Why Thermal Management Matters
The relationship between temperature and reliability follows the Arrhenius equation: lifespan doubles for every 10°C reduction in operating temperature. This isn't an approximation—it's a physical law based on thermodynamic reaction rates.
Example: A capacitor rated for 100,000 hours at 85°C has a lifespan of:
- 85°C: 100,000 hours (baseline)
- 75°C: 200,000 hours (2x lifespan)
- 65°C: 400,000 hours (4x lifespan)
- 55°C: 800,000 hours (8x lifespan)
For a 10kW solar inverter running 8 hours/day, the difference between 85°C operation (5.7 years lifespan) and 65°C operation (22.8 years lifespan) is 17+ years of additional service.
Thermal management is not cost—it's investment in system longevity.
Understanding Heat Generation
Resistive Losses (Ohmic Heating)
Power semiconductors and resistances generate heat proportional to I²R (current squared times resistance). At high currents, small voltage drops across components create substantial power dissipation.
Example: A 100A DC/DC converter with 10mΩ internal resistance loses 100² × 0.01 = 100W as heat. In a 1000W converter, this 100W loss represents 10% of power converted to thermal energy.
Reducing I²R losses:
- Use lower-resistance components (0.5mΩ MOSFETs instead of 1mΩ, though cost increases)
- Parallel multiple components to share current (and reduce effective resistance)

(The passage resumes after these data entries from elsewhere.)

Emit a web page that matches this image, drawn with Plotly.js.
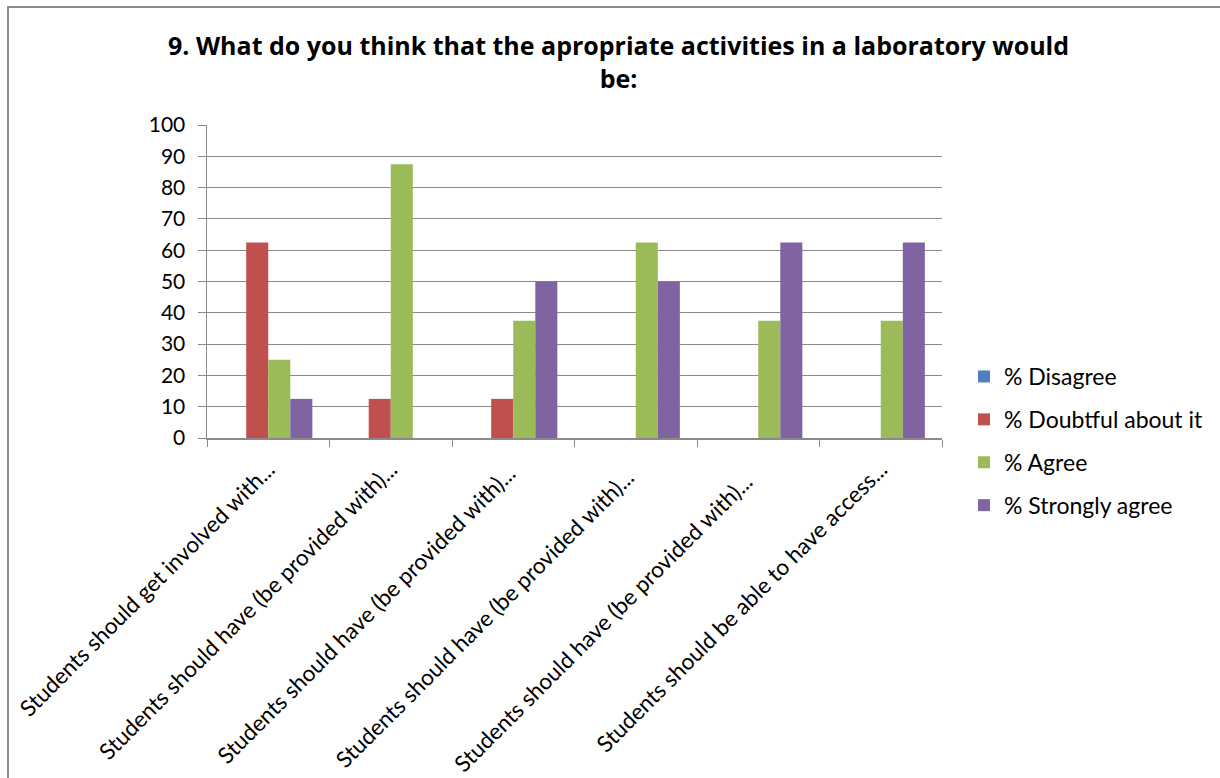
<!DOCTYPE html>
<html>
<head>
<meta charset="utf-8">
<script src="https://cdn.plot.ly/plotly-3.0.1.min.js"></script>
<style>
  html, body { margin: 0; padding: 0; background: #fff; overflow: hidden; }
  #chart { width: 1220px; height: 778px; }
  #frame {
    position: absolute; left: 7px; top: 6px; width: 1300px; height: 900px;
    border-left: 2px solid #8a8a8a; border-top: 2px solid #8a8a8a;
    pointer-events: none;
  }
</style>
</head>
<body>
<div id="chart"></div>
<div id="frame"></div>
<script>
// Survey statements (truncated as shown on the axis)
const categories = [
  "Students should get involved with...",
  "Students should have (be provided with)...",
  "Students should have (be provided with)... ",
  "Students should have (be provided with)...  ",
  "Students should have (be provided with)...   ",
  "Students should be able to have access..."
];

// Percentage of respondents per answer
const disagree       = [0, 0, 0, 0, 0, 0];
const doubtful       = [62.5, 12.5, 12.5, 0, 0, 0];
const agree          = [25, 87.5, 37.5, 62.5, 37.5, 37.5];
const stronglyAgree  = [12.5, 0, 50, 50, 62.5, 62.5];

const seriesNames = ["% Disagree", "% Doubtful about it", "% Agree", "% Strongly agree"];
const seriesColors = ["#4F81BD", "#C0504D", "#9BBB59", "#8064A2"];
const seriesValues = [disagree, doubtful, agree, stronglyAgree];

const yTicks = [0, 10, 20, 30, 40, 50, 60, 70, 80, 90, 100];

const font = "Lato, 'Open Sans', sans-serif";

const traces = seriesValues.map((vals, i) => ({
  type: "bar",
  name: seriesNames[i],
  x: categories,
  y: vals,
  legendgroup: "g" + i,
  marker: { color: seriesColors[i], line: { width: 0 } }
}));

const layout = {
  width: 1220,
  height: 778,
  paper_bgcolor: "#ffffff",
  plot_bgcolor: "#ffffff",
  margin: { l: 207, r: 278, t: 125, b: 340 },
  barmode: "group",
  bargap: 0.28,
  bargroupgap: 0,
  title: {
    text: "<b>9. What do you think that the apropriate activities in a laboratory would<br>be:</b>",
    font: { family: "'Open Sans', sans-serif", size: 25, color: "#000" },
    x: 0.507, xref: "container", xanchor: "center",
    y: 1 - 55 / 778, yref: "container", yanchor: "top"
  },
  xaxis: {
    type: "category",
    tickangle: -45,
    tickson: "boundaries",
    ticks: "outside",
    ticklen: 7,
    tickcolor: "#8a8a8a",
    showline: true,
    linecolor: "#8a8a8a",
    linewidth: 1.5,
    showgrid: false,
    tickfont: { family: font, size: 22.5, color: "#000" },
    ticklabelstandoff: 8,
    fixedrange: true
  },
  yaxis: {
    range: [0, 100],
    tickvals: yTicks,
    ticktext: yTicks.map(String),
    ticks: "outside",
    ticklen: 8,
    tickcolor: "#8a8a8a",
    showline: true,
    linecolor: "#8a8a8a",
    linewidth: 1.5,
    showgrid: true,
    gridcolor: "#8a8a8a",
    gridwidth: 1,
    zeroline: false,
    tickfont: { family: font, size: 21, color: "#000" },
    ticklabelstandoff: 8,
    fixedrange: true
  },
  showlegend: true,
  legend: {
    x: 964 / 1220, xref: "container",
    y: 1 - 355 / 778, yref: "container",
    xanchor: "left", yanchor: "top",
    font: { family: font, size: 23, color: "#000" },
    tracegroupgap: 10,
    itemwidth: 30,
    bgcolor: "rgba(0,0,0,0)"
  }
};

Plotly.newPlot("chart", traces, layout, { displayModeBar: false, staticPlot: true });
</script>
</body>
</html>
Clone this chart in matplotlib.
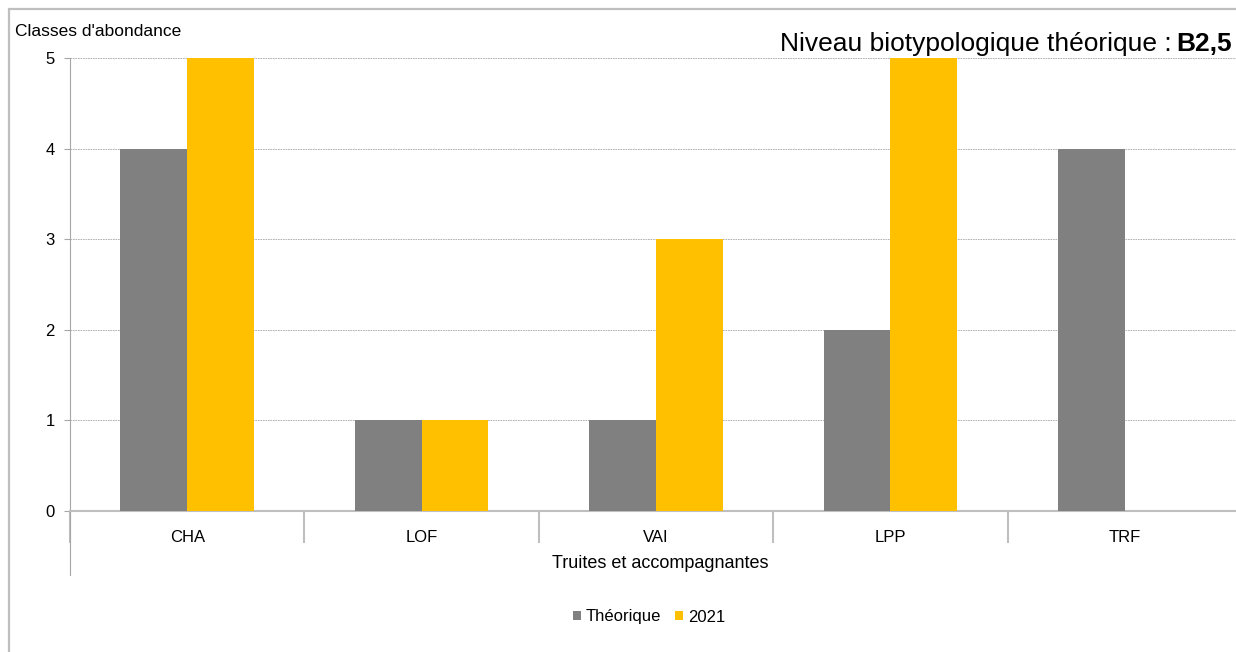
import matplotlib.pyplot as plt
import numpy as np
from matplotlib.patches import Rectangle
from matplotlib.lines import Line2D

plt.rcParams['font.family'] = ['Liberation Sans', 'DejaVu Sans']

especes = ['CHA', 'LOF', 'VAI', 'LPP', 'TRF']
theorique = [4, 1, 1, 2, 4]
annee_2021 = [5, 1, 3, 5, 0]
gris = '#808080'
jaune = '#FFC000'

W, H = 1236, 652
fig = plt.figure(figsize=(W / 100, H / 100), dpi=100)

# cadre du graphique
fig.patches.append(Rectangle((9 / W, -0.1), 1.1, (H - 9) / H + 0.1, transform=fig.transFigure,
                             fill=False, edgecolor='#BFBFBF', linewidth=1.6))

# axes en pixels : gauche 70, droite 1242, haut 58, bas 511
ax = fig.add_axes([70 / W, 1 - 511 / H, (1242 - 70) / W, (511 - 58) / H])

x = np.arange(len(especes))
largeur = 0.285
ax.bar(x - largeur / 2, theorique, largeur, color=gris, label='Théorique', zorder=3)
ax.bar(x + largeur / 2, annee_2021, largeur, color=jaune, label='2021', zorder=3)

ax.set_xlim(-0.5, len(especes) - 0.5)
ax.set_ylim(0, 5)
ax.set_yticks(range(0, 6))
ax.yaxis.grid(True, linestyle=(0, (2, 1)), color='#A6A6A6', linewidth=0.6)
ax.set_axisbelow(True)

for s in ['top', 'right']:
    ax.spines[s].set_visible(False)
ax.spines['left'].set_color('#A6A6A6')
ax.spines['bottom'].set_color('#BFBFBF')
ax.spines['bottom'].set_linewidth(1.5)

ax.set_xticks(x)
ax.set_xticklabels(especes)
ax.set_xticks(np.arange(-0.5, len(especes) + 0.5, 1), minor=True)
ax.tick_params(axis='x', which='major', length=0, pad=14, labelsize=12)
ax.tick_params(axis='x', which='minor', length=23, color='#BFBFBF', width=1.5)
ax.tick_params(axis='y', length=4, color='#A6A6A6', pad=7, labelsize=12)

# prolongement de l'axe vertical sous l'axe horizontal
ax.add_line(Line2D([0, 0], [0, -64 / 453], transform=ax.transAxes, color='#A6A6A6',
                   linewidth=0.8, clip_on=False))

fig.text(15 / W, 1 - 32 / H, "Classes d'abondance", fontsize=12.5, va='center', ha='left')

# titre : partie normale + partie en gras
t_gras = fig.text(1232 / W, 1 - 51 / H, 'B2,5', fontsize=19, fontweight='bold',
                  va='baseline', ha='right')
fig.canvas.draw()
bb = t_gras.get_window_extent()
fig.text((bb.x0 - 5) / W, 1 - 51 / H, 'Niveau biotypologique théorique :', fontsize=19,
         va='baseline', ha='right')

fig.text(660 / W, 1 - 564 / H, 'Truites et accompagnantes', fontsize=13, va='center', ha='center')

fig.legend(loc='center', bbox_to_anchor=(649 / W, 1 - 617 / H), ncol=2, frameon=False,
           fontsize=12, handlelength=0.5, handleheight=0.5, handletextpad=0.3, columnspacing=0.8)

fig.savefig('out.png', dpi=100)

- Increase switching frequency (allows smaller inductors with lower resistance, though switching losses increase)
Switching Losses
Every time a MOSFET turns on or off, energy is dissipated in the transition. At high switching frequencies (>100kHz), switching losses can equal or exceed conduction losses.
Switching loss = 0.5 × Vds × Id × (tr + tf) × f, where tr and tf are rise and fall times, f is switching frequency.
Reducing switching losses:
- Use faster MOSFETs with shorter switching times (femtoseconds, not nanoseconds)
- Soft-switching topologies that reduce dV/dt (voltage rate of change) during switching
- Lower switching frequency in light-load conditions (adaptive frequency scaling)
Standby Power Dissipation
Even at no load, power supplies draw quiescent current to bias feedback circuits, op-amps, and control ICs. For a 1000W supply, quiescent current might be 100mA at 24V input = 2.4W continuous.
In systems that spend significant time idle (solar inverters in winter, EV chargers at night), standby losses matter.
Passive Cooling: Heatsinks and Thermal Interface
Heatsink Design
A heatsink works by increasing surface area for heat transfer to ambient air. Heat flows from the component (T_j = junction temperature) → PCB → heatsink → ambient air (T_a).
Thermal resistance: R_th(j-a) = (T_j - T_a) / P, where P is power dissipated in watts.
Example: A 100W power MOSFET with R_th(j-a) = 0.5°C/W dissipates 100W. If ambient is 25°C, then T_j = 25 + (100 × 0.5) = 75°C.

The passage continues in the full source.